Well let’s use our clock analogy again. Just say we have the 12 hours on the clock face but the distance between each of those numbers is not exact. The first few are quite well spaced but as we go further around the dial the distance becomes less exact. Some hours may consist of 60 minutes but some maybe 57 and some 64. And let’s make it even more tricky and say that everyone has a different clock face. Although they are similar to each other, they are in no way universal.
This is what musicians had to put up with in the Renaissance and Baroque periods. Every composer had a slightly different tuning system to fit all the 12 notes into an octave. This was called ‘mean temperament’ and musicians had to tune their instruments (especially difficult for keyboard and fretted instruments) to the specific tuning of whoever they were working for at the time.

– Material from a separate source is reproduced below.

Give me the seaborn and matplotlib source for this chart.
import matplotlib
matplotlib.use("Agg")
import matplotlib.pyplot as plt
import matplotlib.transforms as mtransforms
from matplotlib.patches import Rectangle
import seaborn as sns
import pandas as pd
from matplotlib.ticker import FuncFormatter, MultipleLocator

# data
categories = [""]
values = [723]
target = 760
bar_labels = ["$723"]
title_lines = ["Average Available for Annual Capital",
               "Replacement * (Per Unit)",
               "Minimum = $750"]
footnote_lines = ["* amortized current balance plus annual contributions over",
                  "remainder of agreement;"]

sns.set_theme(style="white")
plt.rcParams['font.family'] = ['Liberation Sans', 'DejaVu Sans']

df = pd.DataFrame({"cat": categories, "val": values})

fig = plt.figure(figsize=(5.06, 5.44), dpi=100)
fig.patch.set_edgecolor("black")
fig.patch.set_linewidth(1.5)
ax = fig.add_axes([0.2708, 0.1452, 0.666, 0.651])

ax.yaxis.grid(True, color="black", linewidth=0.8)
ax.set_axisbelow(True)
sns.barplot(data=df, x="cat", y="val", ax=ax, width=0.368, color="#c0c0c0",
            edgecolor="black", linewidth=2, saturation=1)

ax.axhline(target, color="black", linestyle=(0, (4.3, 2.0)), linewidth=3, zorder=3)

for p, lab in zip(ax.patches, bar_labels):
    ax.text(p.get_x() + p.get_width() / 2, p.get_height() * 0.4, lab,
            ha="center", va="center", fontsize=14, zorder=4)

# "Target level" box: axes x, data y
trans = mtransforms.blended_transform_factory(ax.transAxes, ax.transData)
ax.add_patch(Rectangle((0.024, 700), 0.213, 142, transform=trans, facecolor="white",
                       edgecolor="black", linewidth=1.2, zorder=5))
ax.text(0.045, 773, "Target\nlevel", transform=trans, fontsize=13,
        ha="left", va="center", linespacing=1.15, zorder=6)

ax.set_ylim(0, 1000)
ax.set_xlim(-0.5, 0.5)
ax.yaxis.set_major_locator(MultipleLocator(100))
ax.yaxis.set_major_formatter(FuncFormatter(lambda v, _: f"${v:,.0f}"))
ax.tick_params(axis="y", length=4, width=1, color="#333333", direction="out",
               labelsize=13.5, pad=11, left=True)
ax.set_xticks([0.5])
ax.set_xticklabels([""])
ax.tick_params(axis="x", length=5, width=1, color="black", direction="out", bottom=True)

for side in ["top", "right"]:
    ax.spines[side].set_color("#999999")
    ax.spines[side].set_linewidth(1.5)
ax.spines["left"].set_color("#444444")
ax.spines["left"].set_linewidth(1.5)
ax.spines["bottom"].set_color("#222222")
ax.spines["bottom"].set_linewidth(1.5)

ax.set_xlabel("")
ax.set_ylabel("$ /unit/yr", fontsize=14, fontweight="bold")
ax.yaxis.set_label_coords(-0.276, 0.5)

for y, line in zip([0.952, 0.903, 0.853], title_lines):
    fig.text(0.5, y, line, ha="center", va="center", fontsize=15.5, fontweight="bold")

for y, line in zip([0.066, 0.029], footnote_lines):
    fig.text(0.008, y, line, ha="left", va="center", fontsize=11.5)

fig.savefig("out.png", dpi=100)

Composers, instrumentalists, instrument makers and scientists knew what they needed to make this situation better. It was to somehow have a system where the 12 notes of the octave were arranged so they fitted into the octave perfectly (equal temperament) not just ‘well’. This would take their music as far away from the organic music of the Shakuhachi as possible but would allow composers to write precisely what they wanted to and have it sound the same everywhere it was performed. And everyone had a try, including Galileo, Boyles and Stevin. In fact Stevin discovered the precise mathematical formula to have this perfect spacing between every note. It was 1.059463094 times the frequency of the note below!!

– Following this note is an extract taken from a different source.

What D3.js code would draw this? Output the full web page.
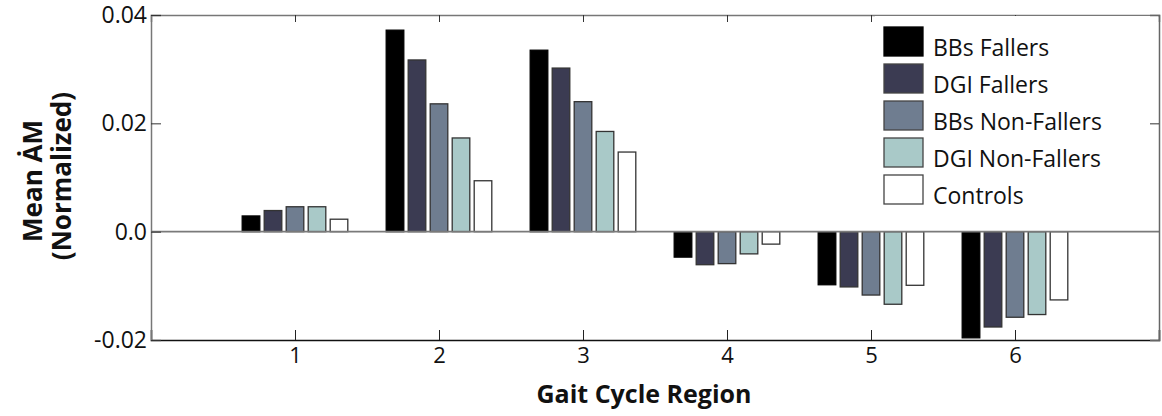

This is great in theory but hopeless in practice as the only way to tune instruments was totally aurally- there were no electronic tuners to give you the exact distances only a very well-tuned ear!
So thank goodness for J.S. Bach!! In 1722 he wrote the 48 Preludes and Fugues while working for Count Leopold in Cothen castle, East Germany. What was so amazing about these pieces was that somehow Bach (or one of his students) had managed to tune his clavier so that at one sitting Bach could play in all the major and minor keys. Now this wasn’t an ‘equal tempered’ keyboard but as the title says a “Well Tempered” one. And once discovered people across Europe were not suddenly being able to tune their instruments to well or equal temperament but what it did do was open the door for people to know that it could be done. Once the unobtainable 4 minute mile was achieved it gave people the inspiration to push it even further- so with tempering.

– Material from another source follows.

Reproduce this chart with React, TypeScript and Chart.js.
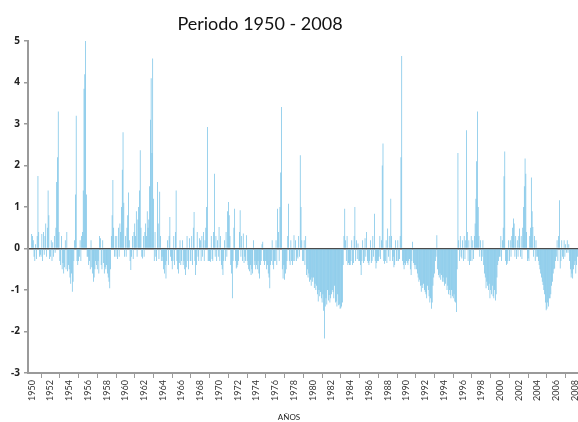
import React, { useEffect, useRef } from 'react';
import { Chart, registerables } from 'chart.js';

Chart.register(...registerables);

const startYear = 1950;

const spi1950s = [
  0.35, 0.3, 0.2, -0.2, -0.3, 0.1, -0.25, 0.3, 1.75, 0.4, -0.2, -0.15,
  -0.2, 0.35, -0.3, 0.4, -0.15, 0.3, 0.6, -0.2, 0.5, 1.4, 0.8, -0.25,
  -0.2, 0.2, -0.3, 0.15, -0.2, 0.3, -0.1, 0.5, 1.6, 2.2, 3.3, 0.4,
  -0.3, -0.4, 0.3, -0.5, -0.35, -0.6, -0.45, 0.2, -0.5, 0.4, -0.55, -0.4,
  -0.5, -0.7, -0.85, -0.6, -1.04, -0.8, -0.3, 0.2, 1.3, 3.2, -0.3, -0.4,
  -0.3, -0.2, 0.2, -0.3, 0.3, 0.4, 1.4, 3.85, 4.2, 5.0, 1.3, -0.2,
  -0.2, -0.4, -0.3, -0.5, 0.2, -0.45, -0.6, -0.8, -0.7, -0.5, -0.3, -0.4,
  -0.5, -0.3, -0.6, 0.3, 0.25, -0.4, -0.5, 0.2, -0.35, -0.6, -0.45, -0.5,
  -0.4, -0.6, -0.7, -0.8, -0.96, -0.5, 0.3, 0.8, 1.65, 0.5, -0.2, 0.3,
  -0.2, 0.3, -0.25, 0.5, -0.2, 0.6, 0.4, 1.0, 1.9, 2.8, 1.1, -0.2,
];

const spi1960s = [
  0.3, -0.2, 0.5, 0.8, 1.35, 0.2, -0.3, -0.52, -0.2, 0.3, -0.25, 0.4,
  0.6, 0.3, 0.9, -0.2, 0.7, 1.0, 1.4, 2.37, 0.5, -0.2, -0.24, 0.3,
  -0.2, 0.4, 0.6, 0.3, 0.9, 0.5, 0.7, 1.5, 3.1, 4.1, 2.3, 4.58,
  1.2, -0.3, 0.4, -0.2, -0.3, 1.6, 0.6, -0.25, 1.37, 0.3, -0.3, -0.2,
  -0.3, -0.5, -0.6, -0.4, -0.72, -0.3, 0.2, -0.4, 0.3, 0.76, -0.2, -0.3,
  -0.5, -0.3, 0.3, -0.4, 0.4, 1.4, -0.3, -0.5, -0.6, -0.35, 0.2, -0.4,
  -0.3, 0.2, -0.4, -0.3, -0.5, -0.64, -0.45, 0.3, -0.3, -0.5, 0.25, -0.3,
  -0.3, 0.3, -0.4, 0.5, 0.88, -0.3, -0.64, -0.4, 0.4, -0.2, -0.3, 0.25,
  0.2, -0.3, 0.3, -0.2, 0.4, -0.3, 0.2, 0.5, 1.0, 2.93, -0.3, -0.3,
  -0.3, -0.32, 0.3, -0.25, -0.3, 0.4, 1.8, -0.2, 0.3, -0.3, 0.2, -0.2,
];

const spi1970s = [
  0.52, -0.3, 0.3, -0.4, -0.5, -0.64, -0.3, 0.2, -0.3, 0.4, -0.2, 0.9,
  1.12, 0.8, 0.3, -0.4, -0.6, -1.2, -0.3, 0.5, 0.96, -0.3, -0.48, -0.45,
  -0.4, -0.3, 0.4, 0.92, -0.2, 0.3, -0.3, 0.36, -0.35, -0.2, -0.3, 0.32,
  -0.3, -0.4, -0.5, -0.55, -0.4, -0.64, -0.5, -0.6, 0.2, -0.4, -0.3, -0.5,
  -0.4, -0.5, -0.3, -0.6, -0.72, -0.4, -0.3, 0.1, 0.16, -0.3, -0.4, -0.3,
  -0.3, -0.5, -0.4, -0.6, -0.7, -0.96, -0.4, -0.3, 0.2, -0.4, -0.5, -0.3,
  -0.3, 0.2, -0.4, 0.96, 0.4, -0.3, 1.0, 1.83, 3.41, -0.5, -0.72, -0.4,
  -0.75, -0.6, -0.5, -0.3, 0.3, 1.08, -0.3, -0.4, 0.2, -0.3, -0.4, -0.3,
  0.32, -0.3, 0.2, -0.3, -0.2, -0.24, 0.3, -0.2, 2.25, 1.0, 0.2, -0.3,
  -0.3, 0.2, -0.4, 0.3, -0.64, -0.5, -0.7, -0.6, -0.8, -0.75, -0.9, -0.7,
];

const spi1980s = [
  -0.8, -0.7, -0.95, -0.85, -1.0, -0.9, -1.1, -1.28, -1.0, -1.15, -1.05, -1.2,
  -1.3, -1.1, -1.5, -2.17, -1.4, -1.2, -1.35, -1.0, -1.25, -1.12, -1.3, -1.2,
  -1.1, -1.0, -1.05, -1.2, -0.9, -1.3, -1.28, -1.4, -1.1, -1.37, -1.35, -1.45,
  -1.44, -1.4, -1.3, -0.4, 0.3, 0.96, 0.2, -0.3, 0.3, -0.4, -0.35, -0.4,
  -0.4, -0.3, 0.2, -0.4, -0.35, 0.3, 1.0, -0.3, 0.2, -0.25, 0.12, -0.3,
  -0.3, -0.4, -0.64, -0.3, 0.2, -0.35, -0.3, 0.25, -0.2, 0.4, -0.3, -0.35,
  -0.4, -0.3, 0.2, -0.35, -0.3, 0.3, -0.2, 0.84, -0.3, -0.48, -0.35, -0.3,
  -0.3, -0.2, 0.3, -0.25, 0.2, 2.0, 2.53, -0.3, -0.37, -0.3, 0.2, -0.35,
  0.48, -0.2, 0.3, -0.3, 1.2, 0.3, -0.3, -0.2, -0.45, -0.4, 0.2, -0.3,
  -0.3, 0.2, -0.3, -0.25, 0.3, 2.2, 4.64, -0.3, -0.4, -0.5, -0.35, -0.4,
];

const spi1990s = [
  -0.3, -0.35, -0.4, -0.3, -0.25, -0.5, -0.64, -0.3, 0.16, -0.35, -0.4, -0.5,
  -0.4, -0.5, -0.6, -0.7, -0.8, -0.75, -0.9, -1.04, -0.88, -0.95, -0.85, -1.0,
  -1.05, -1.1, -1.2, -0.9, -1.0, -1.15, -1.3, -1.2, -1.45, -1.3, -0.9, -0.7,
  -0.6, -0.3, -0.2, 0.32, -0.5, -0.64, -0.7, -0.6, -0.75, -0.64, -0.8, -0.7,
  -0.8, -0.9, -0.85, -0.7, -1.0, -0.9, -1.1, -1.0, -1.12, -1.2, -1.0, -1.15,
  -1.2, -1.1, -1.28, -1.3, -1.53, -0.5, 2.3, 0.2, -0.3, 0.3, -0.2, -0.24,
  0.2, -0.3, 0.3, -0.25, 0.2, 2.85, 0.4, -0.3, 0.2, -0.4, -0.3, 0.3,
  -0.3, 0.2, -0.25, 0.3, 0.6, 1.2, 2.1, 3.3, 1.0, 0.3, -0.2, 0.2,
  -0.3, -0.2, 0.2, -0.4, -0.6, -0.7, -0.96, -0.8, -0.9, -1.0, -0.85, -1.2,
  -1.0, -1.1, -0.9, -1.15, -1.2, -1.0, -1.25, -1.1, -0.7, -0.4, -0.3, -0.2,
];

const spi2000s = [
  -0.2, 0.3, -0.3, 0.2, 0.5, 1.74, 2.34, -0.3, -0.4, -0.37, -0.3, 0.2,
  -0.3, 0.2, -0.2, 0.3, 0.5, 0.72, 0.6, -0.2, 0.3, -0.25, 0.2, -0.2,
  0.3, 0.48, -0.2, 0.3, -0.25, 0.5, 1.0, 1.5, 2.17, 1.8, 0.4, -0.3,
  -0.24, -0.3, 0.3, 0.5, 1.71, 0.9, 0.52, -0.2, 0.3, -0.3, 0.2, -0.2,
  -0.2, -0.3, -0.4, -0.5, -0.6, -0.7, -0.8, -0.88, -1.0, -1.1, -1.3, -1.49,
  -1.45, -1.3, -1.4, -1.2, -1.2, -1.1, -0.9, -0.8, -0.6, -0.5, -0.48, -0.3,
  -0.2, 0.2, -0.3, 0.3, 1.16, -0.48, -0.3, 0.2, -0.2, -0.25, 0.2, -0.2,
  0.1, -0.1, 0.2, -0.1, 0.1, -0.3, -0.5, -0.7, -0.6, -0.72, -0.5, -0.4,
  -0.3, -0.6, -0.4, -0.2,
];

const tickYears = [
  1950, 1952, 1954, 1956, 1958, 1960, 1962, 1964, 1966, 1968,
  1970, 1972, 1974, 1976, 1978, 1980, 1982, 1984, 1986, 1988,
  1990, 1992, 1994, 1996, 1998, 2000, 2002, 2004, 2006, 2008,
];

const titleText = 'Periodo 1950 - 2008';
const xAxisTitle = 'AÑOS';

const allValues = [...spi1950s, ...spi1960s, ...spi1970s, ...spi1980s, ...spi1990s, ...spi2000s];
const points = allValues.map((v, i) => ({ x: startYear + i / 12, y: v }));

export default function App() {
  const ref = useRef<HTMLCanvasElement>(null);

  useEffect(() => {
    const canvas = ref.current;
    if (!canvas) return;
    const chart = new Chart(canvas, {
      type: 'bar',
      data: {
        datasets: [
          {
            data: points as any,
            backgroundColor: 'rgb(112,191,229)',
            borderWidth: 0,
            barPercentage: 0.9,
            categoryPercentage: 1,
          },
        ],
      },
      options: {
        animation: false,
        responsive: false,
        maintainAspectRatio: false,
        layout: { padding: { top: 41, right: 20, bottom: 0, left: 0 } },
        plugins: {
          legend: { display: false },
          tooltip: { enabled: false },
          title: { display: false },
        },
        scales: {
          x: {
            type: 'linear',
            bounds: 'data',
            min: 1949.605,
            max: 2008.53,
            offset: false,
            afterBuildTicks: (scale: any) => {
              scale.ticks = tickYears.map((v) => ({ value: v }));
            },
            afterFit: (scale: any) => {
              scale.height = 49;
            },
            ticks: {
              autoSkip: false,
              minRotation: 90,
              maxRotation: 90,
              padding: 2,
              color: '#333',
              font: { family: 'Lato', size: 9 },
              callback: (v: any) => String(v),
            },
            grid: {
              display: true,
              drawOnChartArea: false,
              drawTicks: true,
              tickLength: 5,
              tickColor: '#9a9a9a',
              tickWidth: 1,
            },
            border: { display: true, color: '#9a9a9a', width: 2 },
          },
          y: {
            min: -3,
            max: 5,
            z: 1,
            afterFit: (scale: any) => {
              scale.width = 28;
            },
            ticks: {
              stepSize: 1,
              padding: 4,
              color: '#222',
              font: { family: 'Open Sans', size: 10, weight: 'bold' },
            },
            grid: {
              color: (ctx: any) => (ctx.tick && ctx.tick.value === 0 ? '#4a4a4a' : 'rgba(0,0,0,0)'),
              lineWidth: 1.5,
              drawTicks: true,
              tickLength: 4,
              tickColor: '#9a9a9a',
            },
            border: { display: true, color: '#9a9a9a', width: 2 },
          },
        },
      },
    });
    return () => chart.destroy();
  }, []);

  return (
    <div
      style={{
        position: 'fixed',
        left: 0,
        top: 0,
        width: 578,
        height: 422,
        overflow: 'hidden',
        background: '#fff',
      }}
    >
      <canvas ref={ref} width={600} height={422} style={{ display: 'block', width: 600, height: 422 }} />
      <div
        style={{
          position: 'absolute',
          left: 0,
          top: 14,
          width: 520,
          textAlign: 'center',
          fontFamily: 'Lato',
          fontSize: 18,
          lineHeight: '18px',
          color: '#111',
          whiteSpace: 'nowrap',
        }}
      >
        {titleText}
      </div>
      <div
        style={{
          position: 'absolute',
          left: 0,
          top: 413,
          width: 578,
          textAlign: 'center',
          fontFamily: 'Lato',
          fontSize: 8,
          lineHeight: '8px',
          color: '#222',
        }}
      >
        {xAxisTitle}
      </div>
    </div>
  );
}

But the final turning point in making our tuning in the West totally different from all other ethnic or world forms of tuning came about in the 1800’s with the Industrial Revolution and Victorian Engineering. With the explosion of technology, machinery and factories, new instruments like accordion’s, clarinets, valved horns and pianos etc could be made, or partially made, on the production line of factories to the specific measurement set down by Stevin all those year before.
And what is even more amazing about the complicated and difficult story is that by the mid 1800’s equal temperament was the ONLY form of tuning. All the strange tempering of the previous 100’s of years had disappeared.
I suppose the obviously question is why? Why did we in the West go out of our way to change our form of music form being natural to being totally man made? And the reason is simple; all the beautiful harmonies, exotic sounds, strange man made instruments that we have today could have only come about with equal temperament. In fact almost every piece of music written after the 19th century could not have been conceived without it. I for one have been grateful that equal temperament has come about to give me music by composers such as Richard Strauss, Shostakovich, Mahler and the like.